As it currently stands in Europe, only one automotive air conditioning refrigerant is approved under a new European Union environmental directive: HFO-1234yf, which was created by Honeywell and DuPont.
German auto giant to Daimler contends, however, that under its own testing, the refrigerant can combust during certain crash scenarios. According to General Motors’ German brand Opel, which recently implemented the refrigerant in question, the new refrigerant is safe.
“Opel’s domestic rivals Daimler and Volkswagen are both developing expensive carbon dioxide (CO2)-based air conditioning systems in order to avoid what they say is a fire hazard posed by Honeywell and DuPont’s new refrigerant HFO-1234yf, which emits poisonous hydrogen fluoride gas when it burns,” according to a Reuters report.
Recently, Opel, in tandem with independent testing agency TÜV Rheinland, put the Opel Mokka SUV through what it called “realistic” tests and failed to spark the new refrigerant.
Presently, Daimler is defying the EU directive and has continued to include the now-banned R134a in its brand-new vehicles due to the 1234yf supposed fire risk.

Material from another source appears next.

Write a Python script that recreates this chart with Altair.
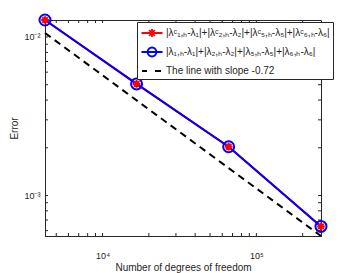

Many in the industry have questioned the credibility of the Daimler tests that reportedly caused the 1234yf to ignite, despite Honeywell’s admittance that the refrigerant mixture can in fact combust.
Honeywell has accused Daimler of creating the perfect scenario in which the refrigerant might catch fire.
We’re wondering if Daimler isn’t onto something, even if they had to create an “idea”l crash scenarios.